Auch im Detail wirft das Ergebnis Fragen auf. Wieso ausgerechnet die Wahlverliererin Eva Jähnigen, die nicht nur vom Oberbürgermeister zurecht immer wieder für ihre schlechte Leistungsbilanz als Umweltbürgermeisterin getadelt wurde, jetzt zur großen Gewinnerin des Postenschachers wird, versteht kein Mensch. Mit der zusätzlichen Übertragung des Ordnungs- und des Rechtsamtes sowie des Klimastabes erhält die Grüne jetzt einen noch größeren Instrumentenkasten, um Dinge aufzuhalten, zu blockieren und zu verlangsamen, so wie es selbst bei grünen Herzensthemen in den letzten Jahren immer wieder passiert ist. Dass die CDU ihren Markenkern Ordnung und Sicherheit aufgibt und bereitwillig in die Hände der grünen Verbotspartei legt, ist genauso zu hinterfragen, wie die Frage, wieso ausgerechnet ein funktionierender Geschäftsbereich Ordnung und Sicherheit zerschlagen wird, während man kränkelnde Bereiche wie die von Frau Jähnigen und Frau Klepsch sogar noch aufwertet. Dass das Thema Fachkräfteentwicklung als Teil des neu geschaffenen Bereiches Wissenschaft ausgerechnet bei der Kultur angesiedelt wird und nicht im Geschäftsbereich Wirtschaft versteht kein Mensch und ist nicht sachgerecht. Auch bestand zudem eigentlich Konsens darüber, dass der Bereich Tourismus aus seinem stiefmütterlichen Dasein bei der Kultur befreit und zur Wirtschaft wechseln sollte. Dass der Mut fehlte, den völlig überlasteten Geschäftsbereich Stadtentwicklung, Bau, Verkehr und Liegenschaften zu teilen und die Prozesse somit zu beschleunigen, soll auch erwähnt werden. Anstatt Geschäftsbereiche konsequent neu zu ordnen und Aufgaben klar zu definieren, wirkt vieles bunt zusammengewürfelt. Am meisten wird das im neuen Geschäftsbereich Wirtschaft, Digitales, Sicherheit und Personal deutlich, der noch nicht einmal alle Wirtschaftsthemen bei sich vereinigt. Abstimmungsverluste und Kompetenzrangeleien zwischen den Ressorts, wie sie die Arbeit zum Schaden von Bürgern und Investoren bereits seit Jahren lähmen, werden weiter zunehmen.

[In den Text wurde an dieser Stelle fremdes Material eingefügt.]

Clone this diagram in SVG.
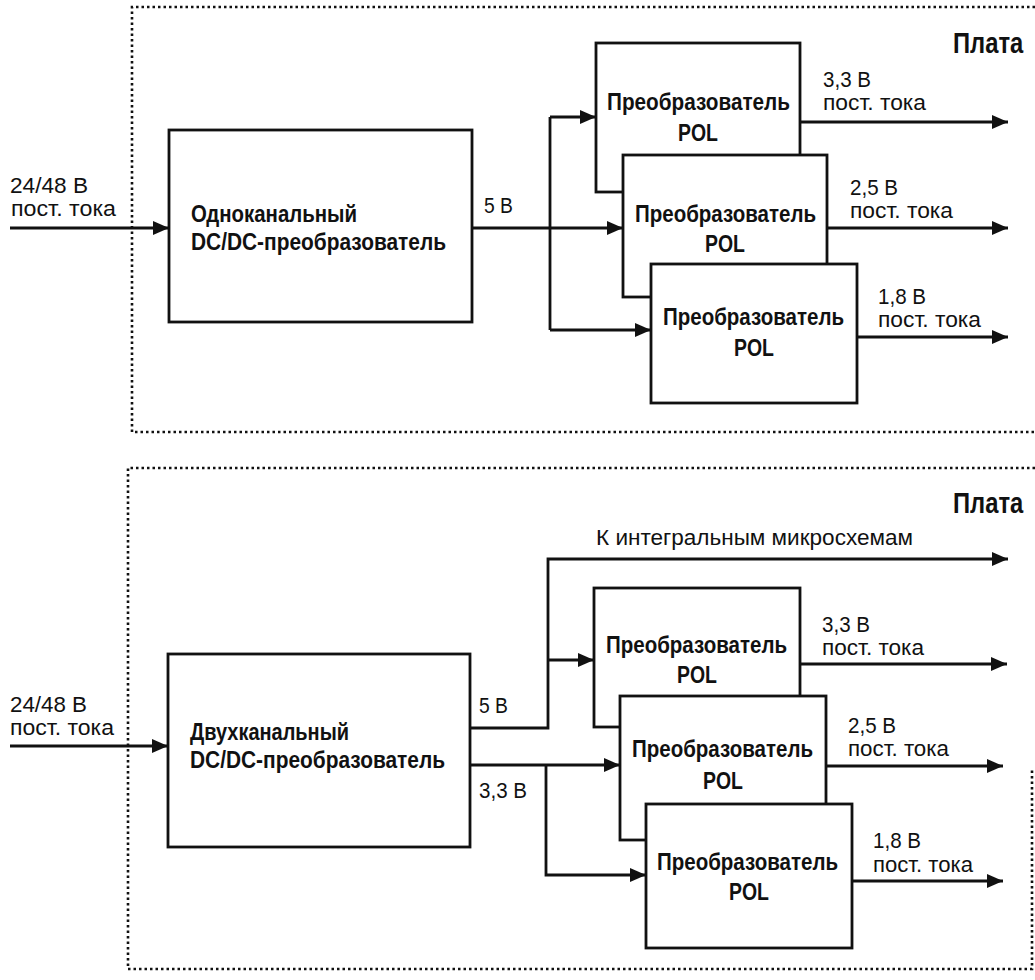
<svg xmlns="http://www.w3.org/2000/svg" width="1035" height="980" viewBox="0 0 1035 980">
<style>
.bg{fill:#fff}
.board{fill:none;stroke:#111;stroke-width:2.6;stroke-dasharray:2.5 3}
.box{fill:#fff;stroke:#111;stroke-width:2.8}
.wire{fill:none;stroke:#111;stroke-width:2.8}
.lbl{font-family:"Liberation Sans",Arial,sans-serif;font-size:22px;fill:#111}
.bold{font-family:"Liberation Sans",Arial,sans-serif;font-weight:bold;font-size:24px;fill:#111}
.title{font-family:"Liberation Sans",Arial,sans-serif;font-weight:bold;font-size:29px;fill:#111}
</style>
<defs>
<marker id="arr" markerUnits="userSpaceOnUse" markerWidth="17" markerHeight="14" refX="16" refY="7" orient="auto">
<path d="M0,0 L16,7 L0,14 z" fill="#111"/>
</marker>
</defs>
<rect class="bg" x="0" y="0" width="1035" height="980"/>

<g id="boards">
<path class="board" d="M1035,7 H132 V432 H1035"/>
<path class="board" d="M1035,468 H128 V969 H1032 V770"/>
<text class="title" transform="translate(953,53) scale(0.82,1)" x="0" y="0">Плата</text>
<text class="title" transform="translate(953,513) scale(0.82,1)" x="0" y="0">Плата</text>
</g>

<g id="top-dcdc">
<rect class="box" x="169" y="130" width="303" height="192"/>
<text class="bold" x="191" y="222" textLength="166" lengthAdjust="spacingAndGlyphs">Одноканальный</text>
<text class="bold" x="191" y="250" textLength="255" lengthAdjust="spacingAndGlyphs">DC/DC-преобразователь</text>
</g>
<g id="top-pol1">
<rect class="box" x="596" y="43" width="204" height="149"/>
<text class="bold" x="607" y="110" textLength="183" lengthAdjust="spacingAndGlyphs">Преобразователь</text>
<text class="bold" x="678" y="141" textLength="40" lengthAdjust="spacingAndGlyphs">POL</text>
</g>
<g id="top-pol2">
<rect class="box" x="623" y="155" width="204" height="142"/>
<text class="bold" x="635" y="222" textLength="181" lengthAdjust="spacingAndGlyphs">Преобразователь</text>
<text class="bold" x="705" y="252" textLength="40" lengthAdjust="spacingAndGlyphs">POL</text>
</g>
<g id="top-pol3">
<rect class="box" x="651" y="264" width="206" height="139"/>
<text class="bold" x="663" y="325" textLength="181" lengthAdjust="spacingAndGlyphs">Преобразователь</text>
<text class="bold" x="734" y="356" textLength="40" lengthAdjust="spacingAndGlyphs">POL</text>
</g>

<g id="bot-dcdc">
<rect class="box" x="168" y="654" width="302" height="193"/>
<text class="bold" x="190" y="740" textLength="159" lengthAdjust="spacingAndGlyphs">Двухканальный</text>
<text class="bold" x="190" y="768" textLength="255" lengthAdjust="spacingAndGlyphs">DC/DC-преобразователь</text>
</g>
<g id="bot-pol1">
<rect class="box" x="594" y="588" width="206" height="139"/>
<text class="bold" x="606" y="653" textLength="181" lengthAdjust="spacingAndGlyphs">Преобразователь</text>
<text class="bold" x="677" y="683" textLength="40" lengthAdjust="spacingAndGlyphs">POL</text>
</g>
<g id="bot-pol2">
<rect class="box" x="620" y="696" width="206" height="144"/>
<text class="bold" x="632" y="757" textLength="181" lengthAdjust="spacingAndGlyphs">Преобразователь</text>
<text class="bold" x="703" y="789" textLength="40" lengthAdjust="spacingAndGlyphs">POL</text>
</g>
<g id="bot-pol3">
<rect class="box" x="646" y="804" width="206" height="144"/>
<text class="bold" x="657" y="870" textLength="181" lengthAdjust="spacingAndGlyphs">Преобразователь</text>
<text class="bold" x="729" y="900" textLength="40" lengthAdjust="spacingAndGlyphs">POL</text>
</g>

<g id="connectors">
<line class="wire" x1="10" y1="228" x2="169" y2="228" marker-end="url(#arr)"/>
<line class="wire" x1="472" y1="228" x2="623" y2="228" marker-end="url(#arr)"/>
<line class="wire" x1="550" y1="117" x2="550" y2="330"/>
<line class="wire" x1="550" y1="117" x2="596" y2="117" marker-end="url(#arr)"/>
<line class="wire" x1="550" y1="330" x2="651" y2="330" marker-end="url(#arr)"/>
<line class="wire" x1="800" y1="122" x2="1008" y2="122" marker-end="url(#arr)"/>
<line class="wire" x1="827" y1="228" x2="1008" y2="228" marker-end="url(#arr)"/>
<line class="wire" x1="857" y1="337" x2="1008" y2="337" marker-end="url(#arr)"/>
<line class="wire" x1="10" y1="746" x2="168" y2="746" marker-end="url(#arr)"/>
<path class="wire" d="M470,728 H548 V559 H1008" marker-end="url(#arr)"/>
<line class="wire" x1="548" y1="660" x2="594" y2="660" marker-end="url(#arr)"/>
<line class="wire" x1="470" y1="765" x2="620" y2="765" marker-end="url(#arr)"/>
<path class="wire" d="M546,765 V875 H646" marker-end="url(#arr)"/>
<line class="wire" x1="800" y1="664" x2="1007" y2="664" marker-end="url(#arr)"/>
<line class="wire" x1="826" y1="766" x2="1003" y2="766" marker-end="url(#arr)"/>
<line class="wire" x1="852" y1="881" x2="1003" y2="881" marker-end="url(#arr)"/>
</g>

<g id="labels">
<text class="lbl" x="10" y="193" textLength="78" lengthAdjust="spacingAndGlyphs">24/48 В</text>
<text class="lbl" x="11" y="216" textLength="105" lengthAdjust="spacingAndGlyphs">пост. тока</text>
<text class="lbl" x="484" y="213" textLength="29" lengthAdjust="spacingAndGlyphs">5 В</text>
<text class="lbl" x="823" y="87" textLength="48" lengthAdjust="spacingAndGlyphs">3,3 В</text>
<text class="lbl" x="823" y="110" textLength="103" lengthAdjust="spacingAndGlyphs">пост. тока</text>
<text class="lbl" x="850" y="195" textLength="48" lengthAdjust="spacingAndGlyphs">2,5 В</text>
<text class="lbl" x="850" y="218" textLength="103" lengthAdjust="spacingAndGlyphs">пост. тока</text>
<text class="lbl" x="878" y="304" textLength="48" lengthAdjust="spacingAndGlyphs">1,8 В</text>
<text class="lbl" x="878" y="327" textLength="103" lengthAdjust="spacingAndGlyphs">пост. тока</text>

<text class="lbl" x="10" y="712" textLength="77" lengthAdjust="spacingAndGlyphs">24/48 В</text>
<text class="lbl" x="10" y="735" textLength="104" lengthAdjust="spacingAndGlyphs">пост. тока</text>
<text class="lbl" x="479" y="713" textLength="29" lengthAdjust="spacingAndGlyphs">5 В</text>
<text class="lbl" x="479" y="798" textLength="48" lengthAdjust="spacingAndGlyphs">3,3 В</text>
<text class="lbl" x="596" y="545" textLength="317" lengthAdjust="spacingAndGlyphs">К интегральным микросхемам</text>
<text class="lbl" x="822" y="632" textLength="48" lengthAdjust="spacingAndGlyphs">3,3 В</text>
<text class="lbl" x="822" y="655" textLength="102" lengthAdjust="spacingAndGlyphs">пост. тока</text>
<text class="lbl" x="848" y="733" textLength="48" lengthAdjust="spacingAndGlyphs">2,5 В</text>
<text class="lbl" x="848" y="756" textLength="101" lengthAdjust="spacingAndGlyphs">пост. тока</text>
<text class="lbl" x="873" y="848" textLength="48" lengthAdjust="spacingAndGlyphs">1,8 В</text>
<text class="lbl" x="873" y="872" textLength="100" lengthAdjust="spacingAndGlyphs">пост. тока</text>
</g>
</svg>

Der Vorschlag der Moderatoren erschwert die Arbeit der Stadtverwaltung. Dass die CDU das alles mitmacht, ist erstaunlich. Sie setzt ohne Scham, Scheu und Vorbehalte auf ein Bündnis mit den Linken, obwohl anderes möglich war. Sie opfert ihren Markenkern und sie verhilft linksgrüner Politik erneut zur Mehrheit. Ohne die Union würde es die vielen grünen und linken Weichenstellungen in dieser Stadt nicht geben. Erst durch das Verhalten der CDU wird das möglich, was die Union in Wahlkämpfen dann selbst immer wieder geißelt.

Im Ergebnis muss man feststellen, dass bei dem Prozess Anspruch und Wirklichkeit weit auseinanderklaffen. Anstatt das vielbeschworene weiße Blatt Papier auf den Tisch zu legen, ging es nur darum, mit Hilfe der Linken die Pfründe von Grünen und CDU zu sichern. Die Moderatoren schafften es nicht, ihre Biografien als Berufspolitiker und ihre persönlichen Parteipräferenzen abzulegen, sondern beschränkten ihre Rolle leider nur darauf, das politische Theater ihrer eigenen Parteien zu legitimieren. Einzig positiv zu nennen ist die von der FDP immer wieder geforderte und im Stadtrat bereits beantragte Reduzierung auf sechs Bürgermeister. Das hätte man aber auch ohne eine mehrmonatige Hängepartie früher haben können."